Deixe-me dar um exemplo estranho de como um tópico ensina sobre outro.

Neil deGrasse Tyson certa vez perguntou a um grupo de professores universitários quanto eles assistem TV. Ele explicou:

Cerca de 15% do público assistia ativamente a qualquer número de horas de TV por semana. Na época, a pessoa média na América assistia 30 horas de TV por semana. Eu disse a eles: Como vocês poderiam afirmar que conhecem e entendem quem estão ensinando? Eles não têm idéia das influências que ocorrem na mente da pessoa que você está tentando ensinar.

Poucos professores universitários de história pensam: “Se eu assistir South Park, entenderei melhor a mente de quem estou ensinando e me tornarei um professor melhor”. E poucas pessoas que assistem South Park percebem que estão realmente aprendendo como pensa uma grande parte da sociedade. Mas esse é um exemplo peculiar do tipo de aprendizagem ampla e multidisciplinar que ajuda você a entender como o mundo funciona.

Leia amplamente, observe amplamente, discuta amplamente, aprenda amplamente.

2. Dê aos funcionários tempo para pensar. Dê a si mesmo tempo para refletir.

Se você, como chefe, espera que o aprendizado pare na formatura e que os funcionários sejam destinados apenas a produzir trabalho, você terá o tipo de funcionário que merece.

 

Em 1870, 46% dos empregos eram na agricultura e 35% no artesanato ou na indústria, segundo o economista Robert Gordon. Poucas profissões dependiam do cérebro de um trabalhador. Você não pensou; você trabalhou, sem interrupção, e seu trabalho foi visível e tangível.

Hoje isso está invertido.

Trinta e oito por cento dos empregos são agora designados como “gestores, funcionários e profissionais”. Esses são trabalhos de tomada de decisão. Outros 41% são empregos em serviços que muitas vezes dependem tanto de seus pensamentos quanto de suas ações.

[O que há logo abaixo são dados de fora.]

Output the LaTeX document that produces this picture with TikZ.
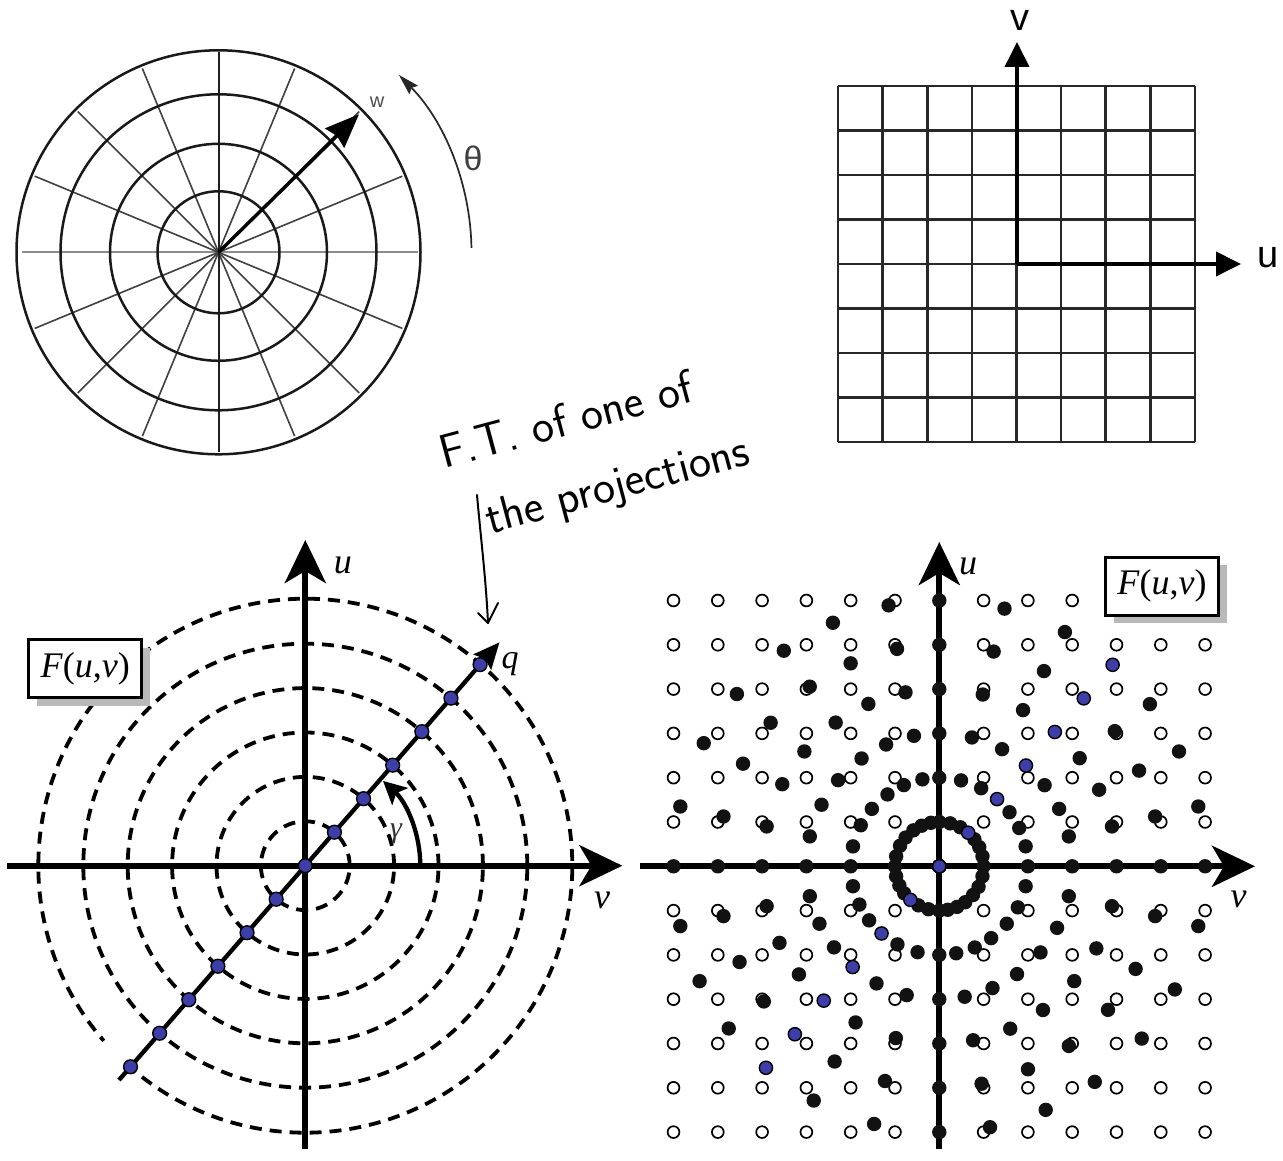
\documentclass[tikz,border=0pt]{standalone}
\usepackage{fontspec}
\usetikzlibrary{arrows.meta,shadows}
\newfontfamily\arialf{Liberation Sans}
\newfontfamily\tnrf{Liberation Serif}
\definecolor{dotblue}{RGB}{62,62,168}
\definecolor{gridgray}{RGB}{40,40,40}
\definecolor{shadowgray}{RGB}{185,185,185}
\tikzset{
 bigtip/.style={-{Stealth[length=43pt,width=41pt,inset=12pt]}},
 axisline/.style={line width=6pt, bigtip},
 dcircle/.style={line width=3.8pt, dash pattern=on 12pt off 8pt},
 bluedot/.style={fill=dotblue, draw=black, line width=1.4pt},
 opendot/.style={draw=black, fill=white, line width=1.7pt},
 seriflbl/.style={font=\tnrf\itshape\fontsize{36}{40}\selectfont, inner sep=0pt},
 sanslbl/.style={font=\arialf\fontsize{38}{42}\selectfont, inner sep=0pt},
 boxlbl/.style={draw=black, line width=2.8pt, fill=white, font=\tnrf\fontsize{36}{40}\selectfont,
   minimum width=113pt, minimum height=58pt, inner sep=0pt,
   drop shadow={shadow xshift=8pt, shadow yshift=-8pt, fill=shadowgray, opacity=1}},
 hand/.style={font=\sffamily\fontsize{47}{50}\selectfont, rotate=15, anchor=base, inner sep=0pt},
 handline/.style={line width=2pt, line cap=round, line join=round},
}
\begin{document}
\begin{tikzpicture}[x=1pt,y=1pt]
\useasboundingbox (0,0) rectangle (1283,1160);
\fill[white] (0,0) rectangle (1283,1160);

% ---------- top-left polar grid ----------
\begin{scope}[shift={(218.5,907.7)}]
 \coordinate (P) at (0,0);
 \draw[black!45, line width=2pt] (180:197pt) -- (0:199pt);
 \foreach \a in {22.5,45,67.5,112.5,135,157.5,202.5,225,247.5,292.5,315,337.5}
   \draw[black!75, line width=1.6pt] (P) -- (\a:199pt);
 \draw[black!88, line width=2pt] (90:200pt) -- (270:200pt);
 \foreach \r in {61,108.5,158,202}
   \draw[black!90, line width=2.5pt] (P) circle[radius=\r pt];
 \draw[line width=3.4pt, -{Stealth[length=34pt,width=27pt,inset=3pt]}] (P) -- (44.5:197pt) coordinate (wtip);
 \draw[black!85, line width=1.7pt, -{Stealth[length=21pt,width=12pt,inset=3pt]}]
   (1:253pt) arc[start angle=1, end angle=44.5, radius=253pt];
\end{scope}
\node[font=\arialf\fontsize{20}{22}\selectfont, text=black!70, inner sep=0pt] (wl) at (377,1058) {w};
\node[sanslbl, text=black!75, font=\arialf\fontsize{34}{38}\selectfont] (thl) at (473,1002) {θ};

% ---------- top-right cartesian grid ----------
\begin{scope}[shift={(838,718)}]
 \foreach \i in {0,...,8} {
   \draw[gridgray, line width=2.6pt] (\i*44.625,0) -- (\i*44.625,356);
   \draw[gridgray, line width=2.6pt] (0,\i*44.5) -- (357,\i*44.5);
 }
\end{scope}
\coordinate (G) at (1017,896);
\draw[line width=3.8pt, -{Triangle[length=25pt,width=24pt]}] (G) -- (1017,1118);
\draw[line width=3.8pt, -{Triangle[length=25pt,width=24pt]}] (G) -- (1241,896);
\node[sanslbl] (gv) at (1020,1140) {v};
\node[sanslbl] (gu) at (1268,902) {u};

% ---------- handwritten note ----------
\node[hand] (t1) at (570,725) {F.T. of one of};
\node[hand] (t2) at (621,661) {the projections};
\coordinate (hs) at (477,665);
\coordinate (he) at (488,537);
\draw[handline] (hs) .. controls (481,620) and (486,580) .. (he);
\draw[handline] (478,547) -- (he) -- (498,557);

% ---------- bottom-left: polar samples ----------
\begin{scope}[shift={(305.3,294.3)}]
 \coordinate (L) at (0,0);
 \foreach \k in {1,...,5} {
   \pgfmathsetmacro\rr{\k*44.4}
   \draw[dcircle] (L) circle[radius=\rr pt];
 }
 \draw[dcircle] (228:267pt) arc[start angle=228, end angle=581, radius=267pt];
 \draw[axisline] (-298.3,0) -- (317.1,0);
 \draw[axisline] (0,-283.3) -- (0,325.7);
 \draw[line width=4.3pt, -{Stealth[length=26pt,width=23pt,inset=4pt]}] (229:284pt) -- (49:296pt);
 \draw[line width=4.3pt, -{Stealth[length=23pt,width=23pt,inset=5pt]}]
   (0:115pt) arc[start angle=0, end angle=47.5, radius=115pt];
 \foreach \k in {-6,...,6} {
   \pgfmathsetmacro\rr{\k*44.4}
   \filldraw[bluedot] (49:\rr pt) circle[radius=6.9pt];
 }
\end{scope}
\node[seriflbl] (lu) at (342.8,594.4) {u};
\node[seriflbl] (lv) at (602,259.2) {v};
\node[seriflbl, font=\tnrf\itshape\fontsize{34}{38}\selectfont] (lq) at (510,496) {q};
\node[seriflbl, text=black!80, font=\tnrf\itshape\fontsize{30}{34}\selectfont] (lg) at (396,326) {γ};
\node[boxlbl] (lbox) at (85.3,491.3) {\textit{F}(\textit{u},\textit{v})};

% ---------- bottom-right: polar samples on cartesian grid ----------
\begin{scope}[shift={(939.3,293.7)}]
 \coordinate (R) at (0,0);
 \foreach \i in {-6,-5,-4,-3,-2,-1,1,2,3,4,5,6}
   \foreach \j in {-6,-5,-4,-3,-2,-1,1,2,3,4,5,6} {
     \pgfmathtruncatemacro\hid{(\j==6)*(\i>3)}
     \ifnum\hid=0
       \filldraw[opendot] (\i*44.3,\j*44.3) circle[radius=5.9pt];
     \fi
   }
 \draw[axisline] (-299.3,0) -- (315.7,0);
 \draw[axisline] (0,-282.7) -- (0,324.3);
 \foreach \a in {0,13,25.6,37.6,61.8,75.8,90,101,113.6,125.8,139.6,152.4,167}
   \foreach \k in {-6,...,6} {
     \pgfmathsetmacro\rr{\k*44.3}
     \fill[black!93] (\a:\rr pt) circle[radius=7.2pt];
   }
 \foreach \k in {-6,...,6} {
   \pgfmathsetmacro\rr{\k*44.3}
   \filldraw[bluedot] (49.3:\rr pt) circle[radius=6.6pt];
 }
\end{scope}
\node[seriflbl] (ru) at (968,594) {u};
\node[seriflbl] (rv) at (1238.6,261) {v};
\node[boxlbl] (rbox) at (1162,573.8) {\textit{F}(\textit{u},\textit{v})};
\end{tikzpicture}
\end{document}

Muitos desses funcionários trabalharão melhor se tiverem tempo para pensar, aprender, ponderar, discutir e deixar suas mentes vagarem. Mas muitas vezes não conseguem, porque muitos chefes esperam que eles fiquem em suas mesas, digitando, mexendo no mouse, 40 horas por semana até os 65 anos.

Sem tempo para pensar e aprender passivamente, a sua educação fica parada entre os 18 e os 22 anos, a maior parte da qual provavelmente consistiu em aprendizagem ativa. Parece bizarro que, como chefe, você dê aos seus funcionários tempo ocioso para fazer coisas que não parecem um trabalho produtivo. Mas muitas pessoas de sucesso encontraram as suas principais experiências educativas durante o tempo livre, de forma passiva, movidas pela sua própria curiosidade e mentes divagantes.

As diferenças nos resultados entre pessoas com a mesma educação formal são enormes, e uma grande razão para isso é que algumas pessoas encontram tempo para valorizar a aprendizagem passiva e outras não.